Collected data entries >>
********
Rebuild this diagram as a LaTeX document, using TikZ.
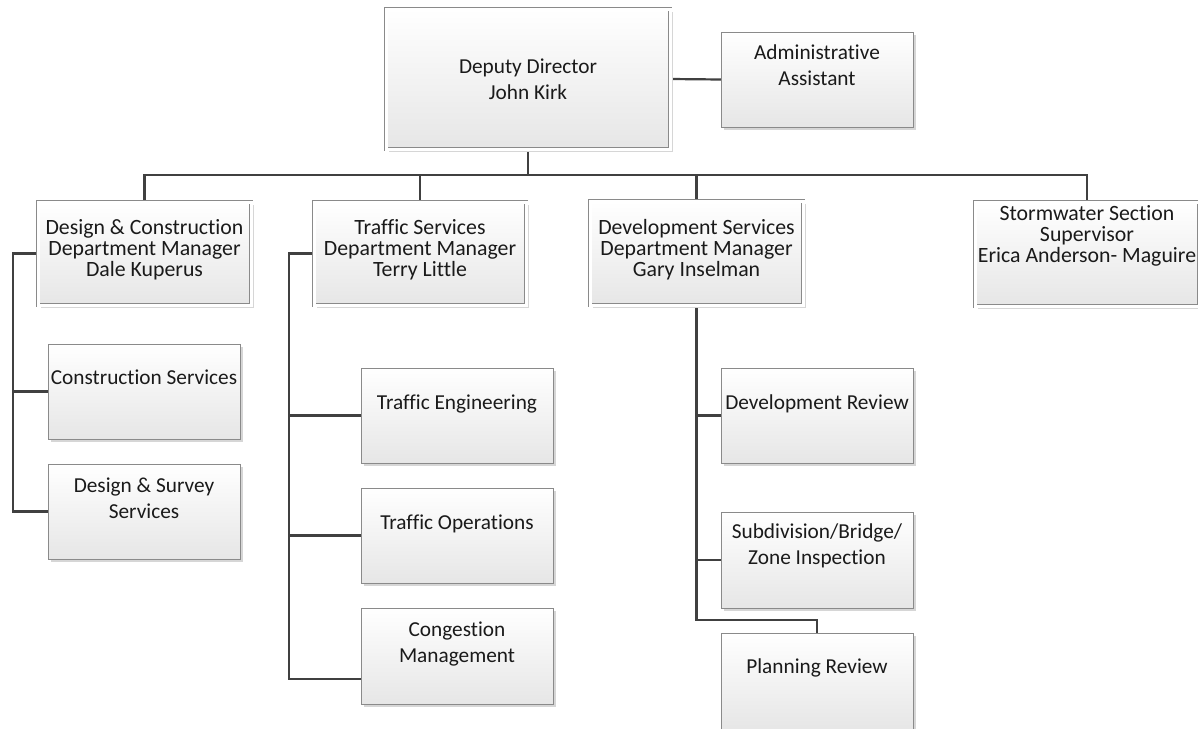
\documentclass[tikz,border=0pt]{standalone}
\usepackage{fontspec}
\setmainfont{Carlito}[Ligatures=NoCommon]
\usetikzlibrary{shadows,backgrounds}
\definecolor{linec}{HTML}{404040}
\definecolor{boxc}{HTML}{8A8A8A}
\definecolor{shadc}{HTML}{D6D6D6}
\definecolor{fillb}{HTML}{E6E6E6}
\definecolor{txtc}{HTML}{1A1A1A}
\newcommand\mystrut{\vrule width 0pt height 16pt depth 3pt\relax}
\newcommand\obox[6]{\node[#2, minimum width={#5-#3}, minimum height={#6-#4}] (#1) at ({(#3+#5)/2},{(#4+#6)/2}) {};}
\tikzset{
  leaf/.style={draw=boxc, line width=0.9pt, top color=white, bottom color=fillb,
    inner sep=0pt, outer sep=0pt,
    drop shadow={shadow xshift=3pt, shadow yshift=-3pt, fill=shadc, opacity=1}},
  mgr/.style={leaf, double=white, double distance=3pt, line width=0.8pt},
  wire/.style={draw=linec, line width=2.2pt},
  lbl/.style={align=center, text=txtc, inner sep=0pt, font=\fontsize{21.3}{26}\selectfont},
  lblm/.style={lbl, font=\fontsize{21.8}{21}\selectfont},
}
\begin{document}
\begin{tikzpicture}[x=1pt, y=-1pt]
\useasboundingbox (0,0) rectangle (1198,728);
\begin{scope}[on background layer]
  \fill[white] (0,0) rectangle (1198,728);
\end{scope}

% boxes
\obox{dep}{mgr}{386}{9}{670}{149}
\obox{admin}{leaf}{721}{32}{913}{127}
\obox{dc}{mgr}{38}{202}{251}{305}
\obox{ts}{mgr}{314}{202}{526}{305}
\obox{ds}{mgr}{590}{201}{803}{305}
\obox{sw}{mgr}{975}{202}{1199}{306}
\obox{cs}{leaf}{48}{344}{240}{439}
\obox{dss}{leaf}{48}{464}{240}{559}
\obox{te}{leaf}{361}{368}{553}{463}
\obox{to}{leaf}{361}{488}{553}{583}
\obox{cm}{leaf}{361}{608}{553}{704}
\obox{dr}{leaf}{721}{368}{913}{463}
\obox{sbz}{leaf}{721}{512}{913}{608}
\obox{pr}{leaf}{721}{633}{913}{730}

% texts
\node[lbl] (dep-t) at (528,80) {\mystrut Deputy Director\\\mystrut John Kirk};
\node[lbl] (admin-t) at (817,65.5) {\mystrut Administrative\\\mystrut Assistant};
\node[lblm] (dc-t) at (144.5,249) {\mystrut Design \& Construction\\\mystrut Department Manager\\\mystrut Dale Kuperus};
\node[lblm] (ts-t) at (420,249) {\mystrut Traffic Services\\\mystrut Department Manager\\\mystrut Terry Little};
\node[lblm] (ds-t) at (696.5,249.5) {\mystrut Development Services\\\mystrut Department Manager\\\mystrut Gary Inselman};
\node[lblm] (sw-t) at (1087,235) {\mystrut Stormwater Section\\\mystrut Supervisor\\\mystrut Erica Anderson- Maguire};
\node[lbl] (cs-t) at (144,378) {\mystrut Construction Services};
\node[lbl] (dss-t) at (144,499) {\mystrut Design \& Survey\\\mystrut Services};
\node[lbl] (te-t) at (457,403) {\mystrut Traffic Engineering};
\node[lbl] (to-t) at (457,523) {\mystrut Traffic Operations};
\node[lbl] (cm-t) at (457,643.5) {\mystrut Congestion\\\mystrut Management};
\node[lbl] (dr-t) at (817,403) {\mystrut Development Review};
\node[lbl] (sbz-t) at (817,545) {\mystrut Subdivision/Bridge/\\\mystrut Zone Inspection};
\node[lbl] (pr-t) at (817,667) {\mystrut Planning Review};

% connectors
\begin{scope}[on background layer]
  \draw[wire] (dep.east) -- (admin.west);
  \draw[wire] (dep.south) -- ++(0,26) coordinate (bus);
  \draw[wire] (bus) -| (dc.north);
  \draw[wire] (bus) -| (ts.north);
  \draw[wire] (bus) -| (ds.north);
  \draw[wire] (bus) -| (sw.north);
  \draw[wire] (dc.west) -- ++(-25,0) coordinate (dcv) |- (dss.west);
  \draw[wire] (cs.west) -- (cs.west -| dcv);
  \draw[wire] (ts.west) -- ++(-25,0) coordinate (tsv) |- ([yshift=-23pt]cm.west);
  \draw[wire] (te.west) -- (te.west -| tsv);
  \draw[wire] (to.west) -- (to.west -| tsv);
  \draw[wire] (ds.south) -- ++(0,315) -| (pr.north);
  \draw[wire] (dr.west) -- (dr.west -| ds.south);
  \draw[wire] (sbz.west) -- (sbz.west -| ds.south);
\end{scope}
\end{tikzpicture}
\end{document}
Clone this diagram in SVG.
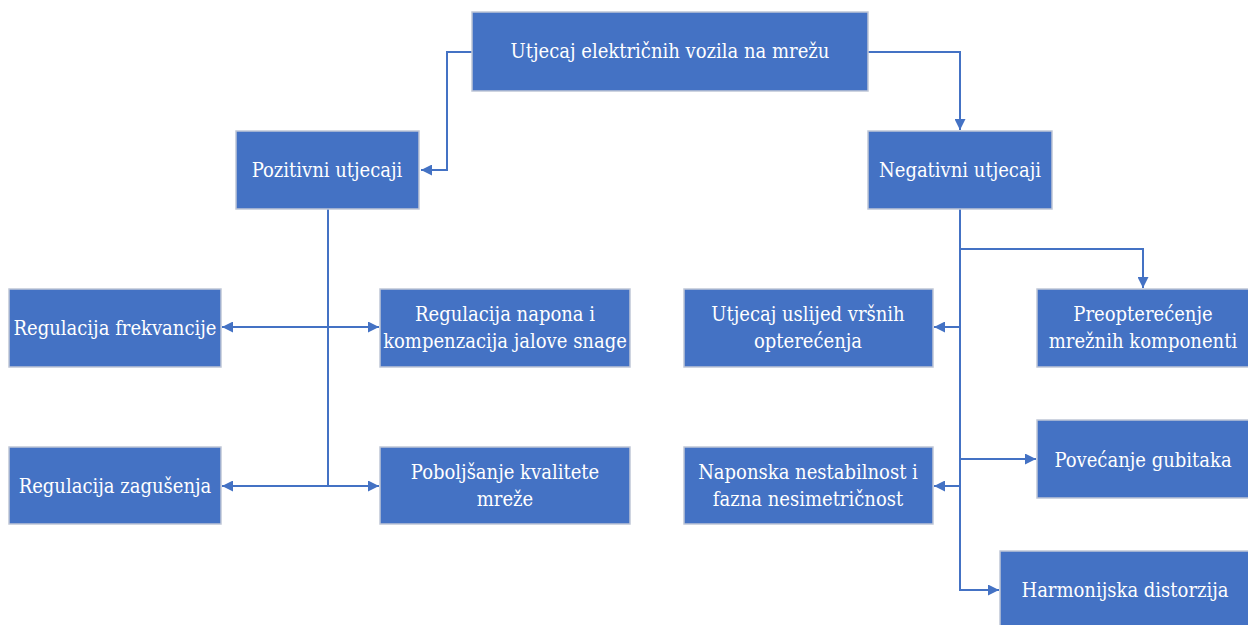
********
Exercise details >> Repeat all of the entries word for word, but omit the pictures.

Response to this task >>
Rebuild this diagram as a LaTeX document, using TikZ.
\documentclass[tikz,border=0pt]{standalone}
\usepackage{fontspec}
\setmainfont{Carlito}[Ligatures=NoCommon]
\usetikzlibrary{shadows,backgrounds}
\definecolor{linec}{HTML}{404040}
\definecolor{boxc}{HTML}{8A8A8A}
\definecolor{shadc}{HTML}{D6D6D6}
\definecolor{fillb}{HTML}{E6E6E6}
\definecolor{txtc}{HTML}{1A1A1A}
\newcommand\mystrut{\vrule width 0pt height 16pt depth 3pt\relax}
\newcommand\obox[6]{\node[#2, minimum width={#5-#3}, minimum height={#6-#4}] (#1) at ({(#3+#5)/2},{(#4+#6)/2}) {};}
\tikzset{
  leaf/.style={draw=boxc, line width=0.9pt, top color=white, bottom color=fillb,
    inner sep=0pt, outer sep=0pt,
    drop shadow={shadow xshift=3pt, shadow yshift=-3pt, fill=shadc, opacity=1}},
  mgr/.style={leaf, double=white, double distance=3pt, line width=0.8pt},
  wire/.style={draw=linec, line width=2.2pt},
  lbl/.style={align=center, text=txtc, inner sep=0pt, font=\fontsize{21.3}{26}\selectfont},
  lblm/.style={lbl, font=\fontsize{21.8}{21}\selectfont},
}
\begin{document}
\begin{tikzpicture}[x=1pt, y=-1pt]
\useasboundingbox (0,0) rectangle (1198,728);
\begin{scope}[on background layer]
  \fill[white] (0,0) rectangle (1198,728);
\end{scope}

% boxes
\obox{dep}{mgr}{386}{9}{670}{149}
\obox{admin}{leaf}{721}{32}{913}{127}
\obox{dc}{mgr}{38}{202}{251}{305}
\obox{ts}{mgr}{314}{202}{526}{305}
\obox{ds}{mgr}{590}{201}{803}{305}
\obox{sw}{mgr}{975}{202}{1199}{306}
\obox{cs}{leaf}{48}{344}{240}{439}
\obox{dss}{leaf}{48}{464}{240}{559}
\obox{te}{leaf}{361}{368}{553}{463}
\obox{to}{leaf}{361}{488}{553}{583}
\obox{cm}{leaf}{361}{608}{553}{704}
\obox{dr}{leaf}{721}{368}{913}{463}
\obox{sbz}{leaf}{721}{512}{913}{608}
\obox{pr}{leaf}{721}{633}{913}{730}

% texts
\node[lbl] (dep-t) at (528,80) {\mystrut Deputy Director\\\mystrut John Kirk};
\node[lbl] (admin-t) at (817,65.5) {\mystrut Administrative\\\mystrut Assistant};
\node[lblm] (dc-t) at (144.5,249) {\mystrut Design \& Construction\\\mystrut Department Manager\\\mystrut Dale Kuperus};
\node[lblm] (ts-t) at (420,249) {\mystrut Traffic Services\\\mystrut Department Manager\\\mystrut Terry Little};
\node[lblm] (ds-t) at (696.5,249.5) {\mystrut Development Services\\\mystrut Department Manager\\\mystrut Gary Inselman};
\node[lblm] (sw-t) at (1087,235) {\mystrut Stormwater Section\\\mystrut Supervisor\\\mystrut Erica Anderson- Maguire};
\node[lbl] (cs-t) at (144,378) {\mystrut Construction Services};
\node[lbl] (dss-t) at (144,499) {\mystrut Design \& Survey\\\mystrut Services};
\node[lbl] (te-t) at (457,403) {\mystrut Traffic Engineering};
\node[lbl] (to-t) at (457,523) {\mystrut Traffic Operations};
\node[lbl] (cm-t) at (457,643.5) {\mystrut Congestion\\\mystrut Management};
\node[lbl] (dr-t) at (817,403) {\mystrut Development Review};
\node[lbl] (sbz-t) at (817,545) {\mystrut Subdivision/Bridge/\\\mystrut Zone Inspection};
\node[lbl] (pr-t) at (817,667) {\mystrut Planning Review};

% connectors
\begin{scope}[on background layer]
  \draw[wire] (dep.east) -- (admin.west);
  \draw[wire] (dep.south) -- ++(0,26) coordinate (bus);
  \draw[wire] (bus) -| (dc.north);
  \draw[wire] (bus) -| (ts.north);
  \draw[wire] (bus) -| (ds.north);
  \draw[wire] (bus) -| (sw.north);
  \draw[wire] (dc.west) -- ++(-25,0) coordinate (dcv) |- (dss.west);
  \draw[wire] (cs.west) -- (cs.west -| dcv);
  \draw[wire] (ts.west) -- ++(-25,0) coordinate (tsv) |- ([yshift=-23pt]cm.west);
  \draw[wire] (te.west) -- (te.west -| tsv);
  \draw[wire] (to.west) -- (to.west -| tsv);
  \draw[wire] (ds.south) -- ++(0,315) -| (pr.north);
  \draw[wire] (dr.west) -- (dr.west -| ds.south);
  \draw[wire] (sbz.west) -- (sbz.west -| ds.south);
\end{scope}
\end{tikzpicture}
\end{document}
Clone this diagram in SVG.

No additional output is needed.